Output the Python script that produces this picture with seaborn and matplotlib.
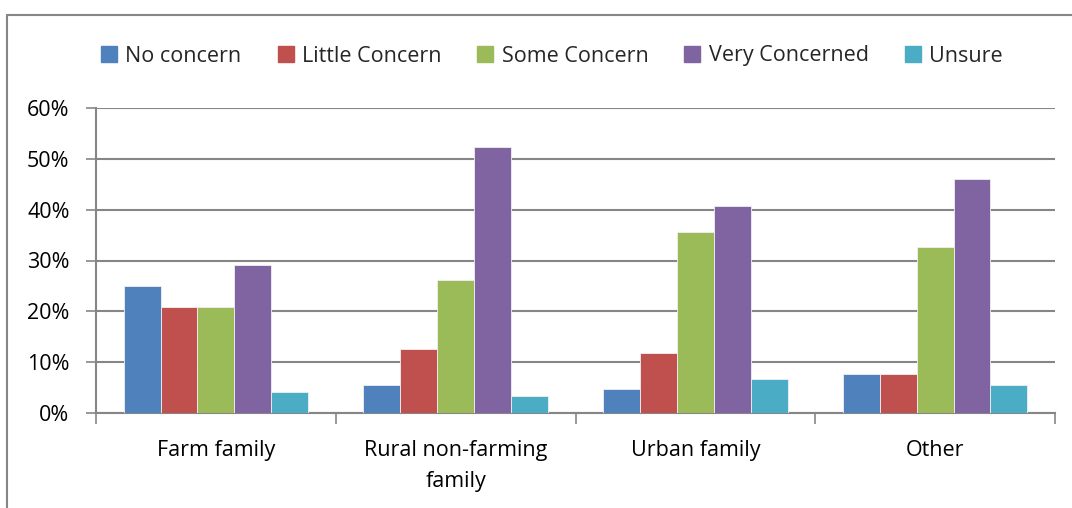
import matplotlib
matplotlib.use("Agg")
import matplotlib.pyplot as plt
import seaborn as sns
import pandas as pd
from matplotlib.patches import Rectangle
from matplotlib.ticker import PercentFormatter, FixedLocator

categories = ["Farm family", "Rural non-farming\nfamily", "Urban family", "Other"]
series = ["No concern", "Little Concern", "Some Concern", "Very Concerned", "Unsure"]
no_concern = [25.0, 5.6, 4.8, 7.6]
little_concern = [20.8, 12.5, 11.8, 7.6]
some_concern = [20.8, 26.1, 35.7, 32.7]
very_concerned = [29.1, 52.3, 40.8, 46.1]
unsure = [4.1, 3.4, 6.7, 5.6]
colors = ["#4F81BD", "#C0504D", "#9BBB59", "#8064A2", "#4BACC6"]

values = [no_concern, little_concern, some_concern, very_concerned, unsure]
rows = []
for s, vals in zip(series, values):
    for c, v in zip(categories, vals):
        rows.append({"Category": c, "Series": s, "Value": v})
df = pd.DataFrame(rows)

sns.set_style("white")
plt.rcParams["font.family"] = ["Open Sans", "DejaVu Sans"]

FS = 15.5

fig = plt.figure(figsize=(10.72, 5.08), dpi=100)
ax = fig.add_axes([96 / 1072, 1 - 413 / 508, (1055 - 96) / 1072, (413 - 108) / 508])

sns.barplot(data=df, x="Category", y="Value", hue="Series", order=categories,
            hue_order=series, palette=colors, saturation=1, width=0.769, dodge=True,
            edgecolor="#f0f0f0", linewidth=0.6, ax=ax, legend=False, zorder=3)

ax.set_ylim(0, 60)
ax.set_xlim(-0.5, len(categories) - 0.5)
ax.yaxis.set_major_formatter(PercentFormatter(decimals=0))
ax.set_yticks([0, 10, 20, 30, 40, 50, 60])
ax.yaxis.grid(True, color="#868686", linewidth=1.5, zorder=0)
ax.set_axisbelow(True)
ax.set_xlabel("")
ax.set_ylabel("")

for side in ["top", "right"]:
    ax.spines[side].set_visible(False)
for side in ["left", "bottom"]:
    ax.spines[side].set_color("#868686")
    ax.spines[side].set_linewidth(1.5)

ax.tick_params(axis="y", which="major", left=True, length=7, width=1.2, color="#868686",
               labelsize=FS, pad=12, labelcolor="#000000")
ax.tick_params(axis="x", which="major", bottom=False, labelsize=FS, pad=16,
               labelcolor="#000000")
for lab in ax.get_xticklabels():
    lab.set_linespacing(1.6)
ax.xaxis.set_minor_locator(FixedLocator([i - 0.5 for i in range(len(categories) + 1)]))
ax.tick_params(axis="x", which="minor", bottom=True, length=8, width=1.2, color="#868686")

handles = [plt.Line2D([0], [0], marker="s", linestyle="", markersize=12,
                      markerfacecolor=c, markeredgecolor=c) for c in colors]
fig.legend(handles, series, loc="center", bbox_to_anchor=(551 / 1072, 1 - 56 / 508),
           ncol=5, frameon=False, fontsize=FS, handletextpad=0.3,
           columnspacing=1.6, handlelength=0.9)

fig.patches.append(Rectangle((7 / 1072, -0.1), 1.2, 1.1 - 15 / 508,
                             transform=fig.transFigure, fill=False,
                             edgecolor="#868686", linewidth=1.5))

fig.savefig("out.png", dpi=100)
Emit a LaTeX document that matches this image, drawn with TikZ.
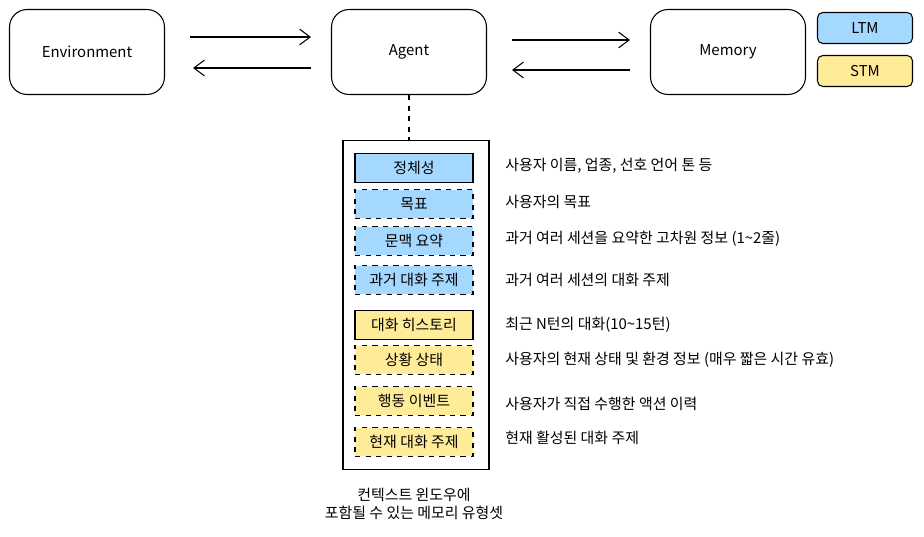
————————
Begin at the first line of the data above and repeat each line exactly, stopping after the line containing "from matplotlib.ticker import". Omit the pictures.

# OUTPUT:
Output the Python script that produces this picture with seaborn and matplotlib.
import matplotlib
matplotlib.use("Agg")
import matplotlib.pyplot as plt
import seaborn as sns
import pandas as pd
from matplotlib.patches import Rectangle
from matplotlib.ticker import PercentFormatter, FixedLocator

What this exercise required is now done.